I find all too often on mailing lists and forums that people are so concerned with getting the answer to their question that they forget that no one else has anywhere near the same view of the problem as they do.

Asking too specific of a question is extremely harmful to all parties. For the person asking the question, it is very likely readers will skip their question entirely because they don’t want to spend time understanding what is going on with an enormous software system in order to answer one small question. Assume that someone DOES take the time to figure out what is going on answer the question. This has been an enormous waste of resources, because the only person who will benefit from this answer is the original poster. Future readers will certainly never find this post in a search.

“Abstracting the problem” is a technique which benefits everyone involved. First, the person asking the question is force to thoroughly think through the problem, often coming to the solution themselves along the way! Second, the readers immediately know what is going on as the question is phrased using language already familiar to them. Third, future readers, again using the same language, can easily find the question and answer pair. This not only is more efficient for the person performing this future search, but also prevents the same question from being asked yet again, and the whole cycle repeating itself unnecessarily.

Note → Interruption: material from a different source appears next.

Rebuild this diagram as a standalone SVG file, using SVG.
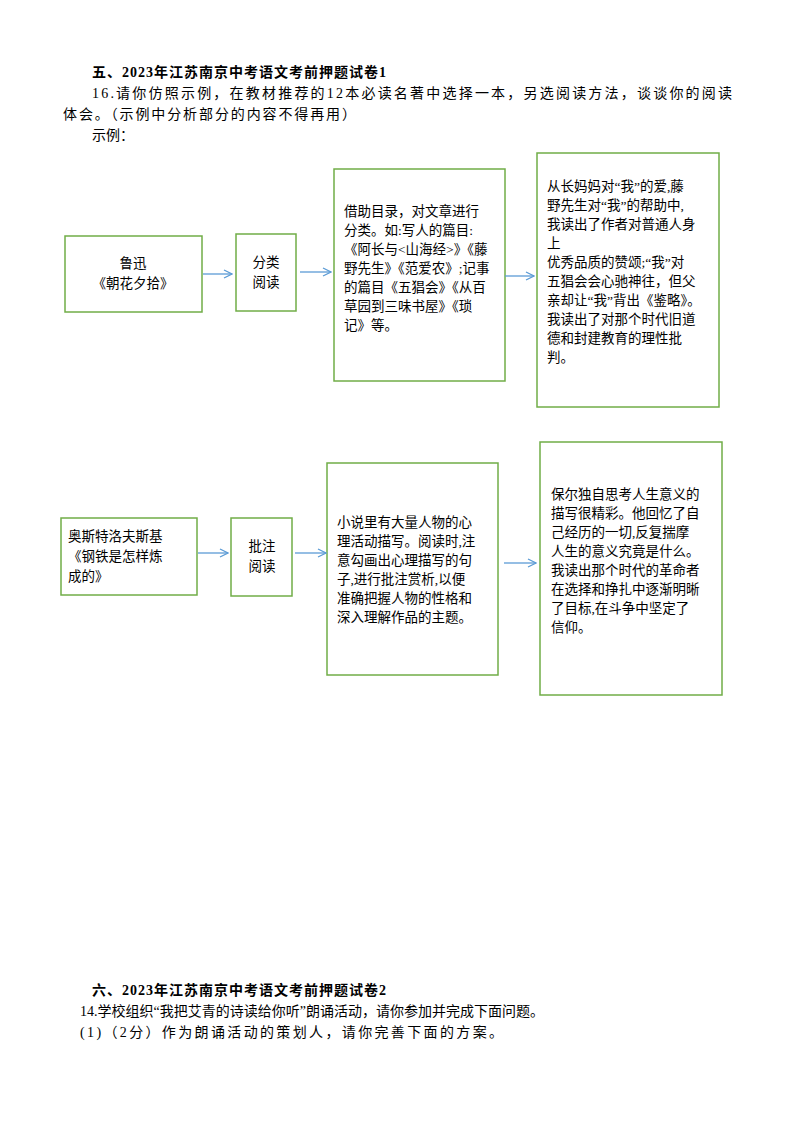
<svg xmlns="http://www.w3.org/2000/svg" width="794" height="1123" viewBox="0 0 794 1123">
<style>
text{font-family:"Liberation Serif","Noto Sans CJK SC",serif;font-size:14px;fill:#000}
.b{fill:#fff;stroke:#70ad47;stroke-width:1.5}
.t{font-size:13.5px}
.h{font-weight:bold}
.c{stroke:#5b9bd5;stroke-width:1.3;fill:none}
</style>
<defs><marker id="a" markerWidth="10" markerHeight="10" refX="9" refY="5" orient="auto" markerUnits="userSpaceOnUse"><path d="M1,1 L9,5 L1,9" fill="none" stroke="#5b9bd5" stroke-width="1.3"/></marker></defs>
<rect width="794" height="1123" fill="#fff"/>
<text x="92" y="77" class="h" textLength="294">五、2023年江苏南京中考语文考前押题试卷1</text>
<text x="92" y="98" textLength="640">16.请你仿照示例，在教材推荐的12本必读名著中选择一本，另选阅读方法，谈谈你的阅读</text>
<text x="63" y="119" textLength="293">体会。（示例中分析部分的内容不得再用）</text>
<text x="92" y="140">示例：</text>
<g id="n1"><rect class="b" x="65" y="236" width="137" height="76"/><text class="t" x="133" y="268" text-anchor="middle">鲁迅</text><text class="t" x="133" y="288" text-anchor="middle">《朝花夕拾》</text></g>
<g id="n2"><rect class="b" x="236" y="234" width="60" height="77"/><text class="t" x="266" y="267" text-anchor="middle">分类</text><text class="t" x="266" y="287" text-anchor="middle">阅读</text></g>
<g id="n3"><rect class="b" x="334" y="169" width="171" height="212"/>
<text class="t" x="344" y="216">借助目录，对文章进行</text><text class="t" x="344" y="235">分类。如:写人的篇目:</text><text class="t" x="344" y="254">《阿长与&lt;山海经&gt;》《藤</text><text class="t" x="344" y="273">野先生》《范爱农》;记事</text><text class="t" x="344" y="292">的篇目《五猖会》《从百</text><text class="t" x="344" y="311">草园到三味书屋》《琐</text><text class="t" x="344" y="330">记》等。</text></g>
<g id="n4"><rect class="b" x="537" y="153" width="182" height="254"/>
<text class="t" x="547" y="191">从长妈妈对“我”的爱,藤</text><text class="t" x="547" y="210">野先生对“我”的帮助中,</text><text class="t" x="547" y="229">我读出了作者对普通人身</text><text class="t" x="547" y="248">上</text><text class="t" x="547" y="267">优秀品质的赞颂;“我”对</text><text class="t" x="547" y="286">五猖会会心驰神往，但父</text><text class="t" x="547" y="305">亲却让“我”背出《鉴略》。</text><text class="t" x="547" y="324">我读出了对那个时代旧道</text><text class="t" x="547" y="343">德和封建教育的理性批</text><text class="t" x="547" y="362">判。</text></g>
<g id="m1"><rect class="b" x="61" y="518" width="136" height="77"/><text class="t" x="68" y="541">奥斯特洛夫斯基</text><text class="t" x="68" y="561">《钢铁是怎样炼</text><text class="t" x="68" y="581">成的》</text></g>
<g id="m2"><rect class="b" x="231" y="518" width="61" height="78"/><text class="t" x="262" y="551" text-anchor="middle">批注</text><text class="t" x="262" y="571" text-anchor="middle">阅读</text></g>
<g id="m3"><rect class="b" x="327" y="463" width="171" height="212"/>
<text class="t" x="337" y="527">小说里有大量人物的心</text><text class="t" x="337" y="546">理活动描写。阅读时,注</text><text class="t" x="337" y="565">意勾画出心理描写的句</text><text class="t" x="337" y="584">子,进行批注赏析,以便</text><text class="t" x="337" y="603">准确把握人物的性格和</text><text class="t" x="337" y="622">深入理解作品的主题。</text></g>
<g id="m4"><rect class="b" x="540" y="442" width="182" height="253"/>
<text class="t" x="551" y="499">保尔独自思考人生意义的</text><text class="t" x="551" y="518">描写很精彩。他回忆了自</text><text class="t" x="551" y="537">己经历的一切,反复揣摩</text><text class="t" x="551" y="556">人生的意义究竟是什么。</text><text class="t" x="551" y="575">我读出那个时代的革命者</text><text class="t" x="551" y="594">在选择和挣扎中逐渐明晰</text><text class="t" x="551" y="613">了目标,在斗争中坚定了</text><text class="t" x="551" y="632">信仰。</text></g>
<g id="connectors">
<path class="c" d="M203,274 H232" marker-end="url(#a)"/>
<path class="c" d="M300,272 H331" marker-end="url(#a)"/>
<path class="c" d="M505,276 H534" marker-end="url(#a)"/>
<path class="c" d="M198,553 H228" marker-end="url(#a)"/>
<path class="c" d="M295,553 H326" marker-end="url(#a)"/>
<path class="c" d="M504,563 H536" marker-end="url(#a)"/>
</g>
<text x="92" y="995" class="h" textLength="294">六、2023年江苏南京中考语文考前押题试卷2</text>
<text x="80" y="1016">14.学校组织“我把艾青的诗读给你听”朗诵活动，请你参加并完成下面问题。</text>
<text x="80" y="1037" textLength="423">(1)（2分）作为朗诵活动的策划人，请你完善下面的方案。</text>
</svg>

Let’s take a simple example:

If the question reads:

I am making a first person shooter game. My characters get to jump around and shoot each other. In the menu that comes up when you press escape, under where it has their score I want to be able to have the person change their players name, but it doesn’t let me!

Here is my game:

[insert OpenGL c++ mess here]

Please help!!
Most readers response will be “what is this guy talking about?” and skip to the next question.

If, instead, the question reads

I have made a simple example of my problem. I have a class and I want to set one of its variables, but it is telling me “Name is private”. What does this mean? Here is the simplest piece of code I could get to demonstrate the problem I am having:

class Player
{
std::string Name;
};

int main()
{
Player MyPlayer;
MyPlayer.Name = “David”;
return 0;
}

It would take any user with some c++ experience an extremely short amount of time to recognize that the poster is indeed trying to set a private member directly, which is not allowed. Future users with the same problem could potentially find this post by searching for “is private” or “member variable” or any number of other very reasonable search phrases. The only expense to this massive efficiency gain is that the person asking the question has to do a bit of thinking to “abstract the problem” and provide the simplest compilable example for the community to look at.

A simple template to follow to help ensure the question is asked in a reasonable fashion is:

1) Brief description of the problem / errors
2) Current output
3) Expected output

The skill of abstraction is invaluable and can only be learned through practice, but is definitely well worth it for the benefit of entire online communities.